This is a Matlab function running stepwise regression algorithm to fit given N data points. The identified model is in the form of
Y = \Sum {k_i * P_i(x)}
- Y (Nx1) is the model output.
- x (Nxm) are m dimentional model inputs.
- P_i(x) is the ith regressor as an arbitrary function of x.
- k_i is the coefficient of the ith regressor.
By providing a dictionary of candidate P_i(x), this algorithm selects P_i(x) from the dictionary and identify their coefficients for minimizing least square data fitting errors.

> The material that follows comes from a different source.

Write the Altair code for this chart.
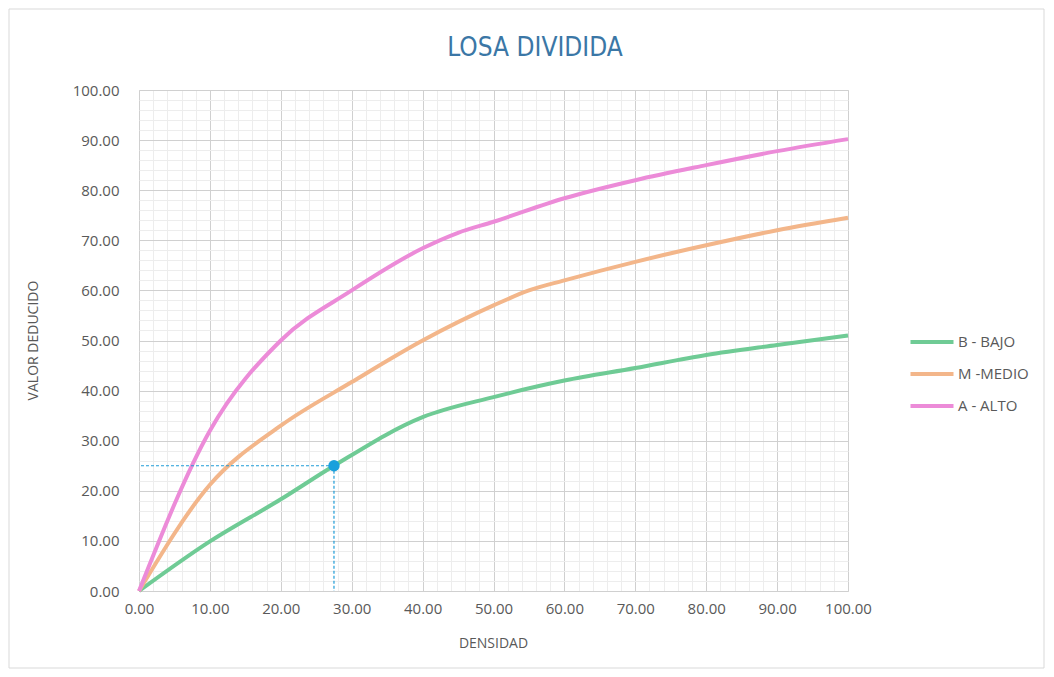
import altair as alt
import pandas as pd

# ---- data ----
series_names = ["B - BAJO", "M -MEDIO", "A - ALTO"]
series_colors = ["#6FCB95", "#F3B68A", "#EC8BD8"]

bajo_x = [0, 10, 20, 27.5, 40, 50, 60, 70, 80, 90, 100]
bajo_y = [0, 9.9, 18.3, 25, 34.7, 38.7, 42, 44.5, 47.1, 49.1, 51]

medio_x = [0, 10, 20, 30, 40, 50, 55, 60, 70, 80, 90, 100]
medio_y = [0, 21.2, 33, 41.7, 50, 57, 60, 62, 65.7, 69, 72, 74.5]

alto_x = [0, 10, 20, 30, 40, 45, 50, 60, 70, 80, 90, 100]
alto_y = [0, 32, 50, 60, 68.4, 71.5, 73.7, 78.4, 82, 85, 87.8, 90.2]

point_x = [27.5]
point_y = [25]

grid_values = list(range(0, 101, 2))

title_text = ["LOSA DIVIDIDA"]

rows = []
for name, xs, ys in [(series_names[0], bajo_x, bajo_y),
                     (series_names[1], medio_x, medio_y),
                     (series_names[2], alto_x, alto_y)]:
    for xv, yv in zip(xs, ys):
        rows.append({"serie": name, "DENSIDAD": xv, "VALOR": yv})
df = pd.DataFrame(rows)
pt = pd.DataFrame({"x": point_x, "y": point_y, "zero": [0]})
tdf = pd.DataFrame({"t": title_text})

FONT = "Open Sans"
LABEL_COLOR = "#595959"

def make_axis(title, is_y):
    common = dict(
        values=grid_values,
        labelExpr="datum.value % 10 === 0 ? format(datum.value, '.2f') : ''",
        labelOverlap=False,
        labelFlush=False,
        ticks=False,
        domain=False,
        gridColor=alt.condition("datum.value % 10 === 0", alt.value("#D0D0D0"), alt.value("#EDEDED")),
        gridWidth=1,
        labelFont=FONT,
        labelFontSize=15,
        labelColor=LABEL_COLOR,
        title=title,
        titleFont=FONT,
        titleFontSize=14,
        titleFontWeight="normal",
        titleColor=LABEL_COLOR,
        titleAlign="center",
        titleBaseline="middle",
    )
    if is_y:
        return alt.Axis(labelPadding=20, titleX=-106, titleY=250, titleAngle=-90, **common)
    return alt.Axis(labelPadding=10, titleX=354, titleY=52, **common)

XAXIS = make_axis("DENSIDAD", False)
YAXIS = make_axis("VALOR DEDUCIDO", True)
xscale = alt.Scale(domain=[0, 100], nice=False)
yscale = alt.Scale(domain=[0, 100], nice=False)

lines = alt.Chart(df).mark_line(strokeWidth=4, interpolate="monotone").encode(
    x=alt.X("DENSIDAD:Q", scale=xscale, axis=XAXIS),
    y=alt.Y("VALOR:Q", scale=yscale, axis=YAXIS),
    color=alt.Color(
        "serie:N",
        scale=alt.Scale(domain=series_names, range=series_colors),
        legend=alt.Legend(
            title=None,
            orient="none",
            legendX=769,
            legendY=228,
            symbolType="stroke",
            symbolStrokeWidth=4,
            symbolSize=1850,
            labelFont=FONT,
            labelFontSize=15,
            labelColor=LABEL_COLOR,
            labelOffset=2,
            rowPadding=0,
        ),
    ),
    order=alt.Order("DENSIDAD:Q"),
)

vrule = alt.Chart(pt).mark_rule(color="#1E9CD7", strokeWidth=1.2, strokeDash=[3, 2]).encode(
    x=alt.X("x:Q", scale=xscale, axis=XAXIS), y=alt.Y("y:Q", scale=yscale, axis=YAXIS), y2="zero:Q"
)
hrule = alt.Chart(pt).mark_rule(color="#1E9CD7", strokeWidth=1.2, strokeDash=[3, 2]).encode(
    y=alt.Y("y:Q", scale=yscale, axis=YAXIS), x=alt.X("x:Q", scale=xscale, axis=XAXIS), x2="zero:Q"
)
dot = alt.Chart(pt).mark_circle(size=130, color="#1AA0DC", opacity=1).encode(
    x=alt.X("x:Q", scale=xscale, axis=XAXIS), y=alt.Y("y:Q", scale=yscale, axis=YAXIS)
)

border = alt.Chart(pt).mark_rect(fillOpacity=0, stroke="#D9D9D9", strokeWidth=1).encode(
    x=alt.value(-130), x2=alt.value(905), y=alt.value(-81), y2=alt.value(578)
)

title = alt.Chart(tdf).mark_text(
    font="'Liberation Sans Narrow', 'DejaVu Sans Condensed', sans-serif",
    fontSize=26,
    color="#3B77A6",
    align="center",
    baseline="alphabetic",
).encode(text="t:N", x=alt.value(396), y=alt.value(-34))

chart = alt.layer(lines, vrule, hrule, dot, border, title).properties(
    width=709,
    height=501,
    padding={"left": 131, "top": 82, "right": 198, "bottom": 78},
    autosize=alt.AutoSizeParams(type="none"),
).configure_view(stroke=None).configure(background="white")

chart.save("out.html", embed_options={"renderer": "svg", "actions": False})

If you use this code in an academic context, please cite
@article{GrayboxSun2018,
author = {Sun, Sihao and de Visser, Coen C. and Chu, Qiping},
doi = {10.2514/1.C035135},
issn = {0021-8669},
journal = {Journal of Aircraft},
month = {mar},
number = {2},
pages = {645--661},
title = {{Quadrotor Gray-Box Model Identification from High-Speed Flight Data}},
url = {https://arc.aiaa.org/doi/10.2514/1.C035135},
volume = {56},
year = {2019}
}
Matlab 2019a
Matlab signal processing toolbox
We provide the example dataset (example_data.mat) containing output y, and two inputs x1, x2.
where
- y = 0.4 + sin(t) + 0.5 * cos(3 * t) + 0.2 * cos(3 * t) * sin(1.5 * t-pi/3) + white_noise;
- x1 = sin(t) + white_noise
- x2 = cos(3 * t) + white_noise
Obviously, the best model to fit dataset is y = 0.4 + 1.0 * x1 + 0.5 * x2 + 0.2 * x1 * x2.
In main.m function, the user can provide arbitrary candidate regressors P_i(x) in matrix X. If the candidate pool contains regressor x1, x2 and x1 * x2, the algorithm will select them into the model and identify their coefficients.